Tesla also informed us on Investor Day that at the new prices the rate of orders still greatly exceeds the rate of production, and the most recent short-term trend is the prices creeping back up in response to this.
Expectations of imminent refresh and HW4 deployment also may have contributed to a short-term demand pocket. Beware of over-extrapolation based on short-term variation.
At no point has Elon said cars would be sold at negative margin to push more growth. On that Twitter Spaces discussion which I assume you are referring to, he said in the worst case Tesla would go to 0% margin this year, but I'm pretty sure the point he was making is that if there is a severe short-term recession Tesla will not slow down growth because the mission demands it and because that will leave them ready to push much more volume when good times return.
Long-term financial projections for this enterprise are inherently volatile.

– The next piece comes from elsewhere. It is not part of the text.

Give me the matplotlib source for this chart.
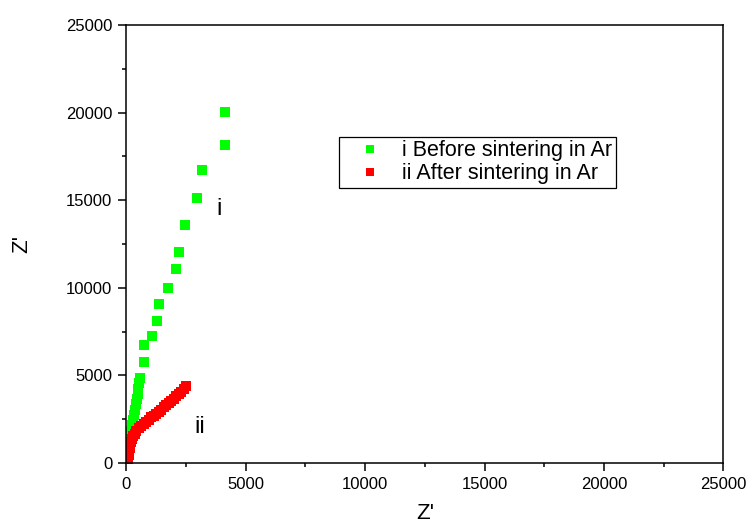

The error bars are huge, especially because we're dealing with ridiculous exponential growth and multiple simultaneous technology disruptions. I doubt even Tesla's own internal projections for 10 or 20 years into the future have much precision.
Here's what matters for the long-term:
1) Tesla has a huge lead in stationary storage with Megapack XLs and there are compelling reasons to believe that the gross margins will be 50%, if not more, at today's prices of $420/kWh and up. There's a huge amount of room to reduce price and make excellent profits as this business scales, and we need to grow volume by at least 25x relative to current production rates.
2) Tesla makes cars that millions of people want and many millions more will want after they learn about the cars. The barrier presently is affordability, and the company presented a clear and credible plan for cutting the costs in half from $35-40k to $17-20k. Due to the extremely nonlinear relationship between vehicle price and quantity demanded and also due to the giant wave of consumer acceptance of EVs that's still just in the early adopter phase, it's safe to project that demand will be an order of magnitude larger than today's 2M/yr level *if* Tesla drops ASP to something like $30k. With an average cost somewhere around $20k, that would be ~$10k gross profit per car and ~33% gross margin, even better than 2022.
How about, instead of vaguely telling everyone else how bad their modeling is, you present your own -- with specifics -- and provide the rationale?
Now if you'll excuse me, I'm late for the local Tesla cult meeting and I don't want to miss my chance to smoke the hopium pipe at the beginning of the ceremony.